[Collected data]
....
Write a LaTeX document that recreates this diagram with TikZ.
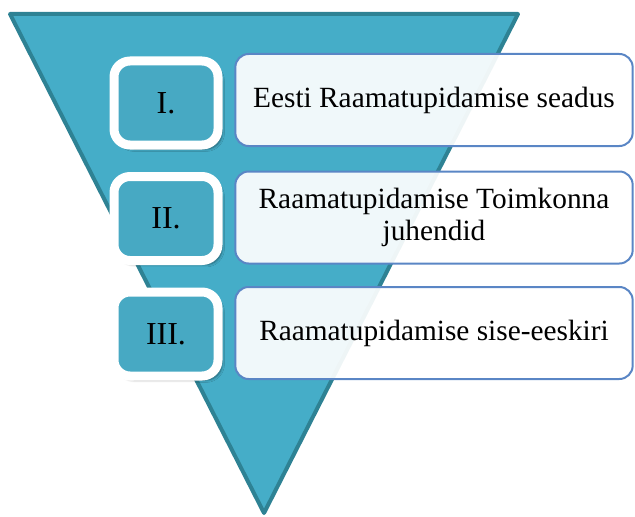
\documentclass[tikz,border=0pt]{standalone}
\usepackage{fontspec}
\setmainfont{Liberation Serif}
\usetikzlibrary{shadows.blur}
\definecolor{tri}{HTML}{45ADC8}
\definecolor{triedge}{HTML}{2E8294}
\definecolor{sq}{HTML}{47A9C3}
\definecolor{boxedge}{HTML}{5A86C5}
\tikzset{
  numbox/.style={draw=white, line width=6.75pt, fill=sq, rounded corners=12pt,
    minimum width=78pt, minimum height=63pt, inner sep=0pt,
    font=\fontsize{24}{28}\selectfont,
    blur shadow={shadow xshift=3pt, shadow yshift=-3pt, shadow blur steps=6, shadow opacity=45}},
  txtbox/.style={draw=boxedge, line width=1.5pt, fill=white, fill opacity=0.92, text opacity=1,
    rounded corners=10pt, minimum width=298pt, minimum height=69pt, inner sep=0pt,
    align=center, font=\fontsize{22}{24.5}\selectfont}
}
\begin{document}
\begin{tikzpicture}[x=0.75pt,y=-0.75pt]
\useasboundingbox (0,0) rectangle (635,517);
\coordinate (tl) at (10,14);
\coordinate (tr) at (518,14);
\coordinate (bt) at (264,513);
\draw[triedge, fill=tri, line width=3pt, line join=round] (tl) -- (tr) -- (bt) -- cycle;
\node[numbox] (n1) at (166,103) {I.};
\node[numbox] (n2) at (166,218.5) {II.};
\node[numbox] (n3) at (166,334) {III.};
\node[txtbox] (t1) at (434,100) {Eesti Raamatupidamise seadus};
\node[txtbox] (t2) at (434,217.5) {Raamatupidamise Toimkonna\\juhendid};
\node[txtbox] (t3) at (434,333) {Raamatupidamise sise-eeskiri};
\end{tikzpicture}
\end{document}
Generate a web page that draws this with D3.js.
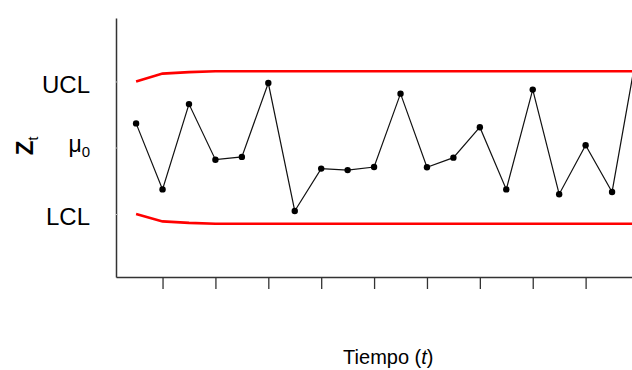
<!DOCTYPE html>
<html>
<head>
<meta charset="utf-8">
<script src="https://cdn.jsdelivr.net/npm/d3@7"></script>
<style>
  html, body { margin: 0; padding: 0; background: #fff; }
  svg { display: block; font-family: "Liberation Sans", Arial, sans-serif; }
</style>
</head>
<body>
<svg id="chart" width="632" height="370"></svg>
<script>
// EWMA statistic per sample (in units of sigma around mu0)
const time = [1, 2, 3, 4, 5, 6, 7, 8, 9, 10, 11, 12, 13, 14, 15, 16, 17, 18, 19, 20];
const zValues = [0.95, -1.65, 1.71, -0.48, -0.37, 2.54, -2.50, -0.83, -0.89, -0.77,
                 2.12, -0.78, -0.40, 0.80, -1.65, 2.28, -1.84, 0.09, -1.75, 4.11];
// Upper and lower control limits, widening towards their steady-state value
const ucl = [2.60, 2.91, 2.97, 3.00, 3.00, 3.00, 3.00, 3.00, 3.00, 3.00,
             3.00, 3.00, 3.00, 3.00, 3.00, 3.00, 3.00, 3.00, 3.00, 3.00];
const lcl = [-2.62, -2.91, -2.97, -3.00, -3.00, -3.00, -3.00, -3.00, -3.00, -3.00,
             -3.00, -3.00, -3.00, -3.00, -3.00, -3.00, -3.00, -3.00, -3.00, -3.00];
// Axis ticks
const xTicks = [2, 4, 6, 8, 10, 12, 14, 16, 18, 20];
const yTickLabels = ["LCL", "μ", "UCL"];
const yTicks = [lcl[0], 0, ucl[0]];

const svg = d3.select("#chart");

const x = d3.scaleLinear().domain([0.24, 20.76]).range([116, 658.6]);
const y = d3.scaleLinear().domain([-5.1, 5.1]).range([277, 18]);

// x axis (no labels)
const xAxis = svg.append("g")
  .attr("transform", `translate(0,${y.range()[0]})`)
  .call(d3.axisBottom(x).tickValues(xTicks).tickFormat("").tickSize(12).tickSizeOuter(0));
xAxis.select(".domain").attr("stroke", "#333").attr("stroke-width", 1.5);
xAxis.selectAll(".tick line").attr("stroke", "#333").attr("stroke-width", 1.3);

// y axis with symbolic labels
const yAxis = svg.append("g")
  .attr("transform", `translate(${x.range()[0]},0)`)
  .call(d3.axisLeft(y).tickValues(yTicks)
    .tickFormat((d, i) => yTickLabels[i])
    .tickSizeInner(-2).tickSizeOuter(0).tickPadding(26));
yAxis.select(".domain").attr("stroke", "#333").attr("stroke-width", 1.5);
yAxis.selectAll(".tick line").attr("stroke", "#bbb").attr("stroke-width", 1);
yAxis.selectAll(".tick text")
  .attr("fill", "#000")
  .attr("font-size", 24)
  .attr("font-family", "\"Liberation Sans\", Arial, sans-serif")
  .attr("dy", "0.45em");

// mu0 label: Greek mu with subscript zero
yAxis.selectAll(".tick text").filter((d, i) => i === 1)
  .attr("font-size", 23)
  .attr("dx", 0)
  .attr("dy", "0.19em")
  .append("tspan")
  .attr("font-size", 15)
  .attr("dy", 5)
  .text("0");

// control limits
const limitLine = d3.line().x((d, i) => x(time[i])).y(d => y(d));
svg.append("path").datum(ucl)
  .attr("d", limitLine).attr("fill", "none")
  .attr("stroke", "#ff0000").attr("stroke-width", 2.6);
svg.append("path").datum(lcl)
  .attr("d", limitLine).attr("fill", "none")
  .attr("stroke", "#ff0000").attr("stroke-width", 2.6);

// EWMA series
svg.append("path").datum(zValues)
  .attr("d", limitLine).attr("fill", "none")
  .attr("stroke", "#111").attr("stroke-width", 1.2);
svg.append("g").selectAll("circle")
  .data(zValues).join("circle")
  .attr("cx", (d, i) => x(time[i]))
  .attr("cy", d => y(d))
  .attr("r", 3.2)
  .attr("fill", "#000");

// axis titles
svg.append("text")
  .attr("x", (x.range()[0] + x.range()[1]) / 2 + 1)
  .attr("y", 364)
  .attr("text-anchor", "middle")
  .attr("font-size", 20)
  .attr("fill", "#000")
  .text("Tiempo (")
  .call(t => t.append("tspan").attr("font-style", "italic").text("t"))
  .call(t => t.append("tspan").text(")"));

svg.append("text")
  .attr("transform", "translate(33,146) rotate(-90)")
  .attr("text-anchor", "middle")
  .attr("fill", "#000")
  .call(t => t.append("tspan").attr("font-size", 24).attr("font-weight", "bold").text("Z"))
  .call(t => t.append("tspan").attr("font-size", 14).attr("dy", 5).text("t"));
</script>
</body>
</html>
....
== EXERCISE TASK ==
Check each line of the records above for the string "with", and report every line that has it.

== ANSWER BELOW ==
Write a LaTeX document that recreates this diagram with TikZ.
Generate a web page that draws this with D3.js.
// y axis with symbolic labels
// mu0 label: Greek mu with subscript zero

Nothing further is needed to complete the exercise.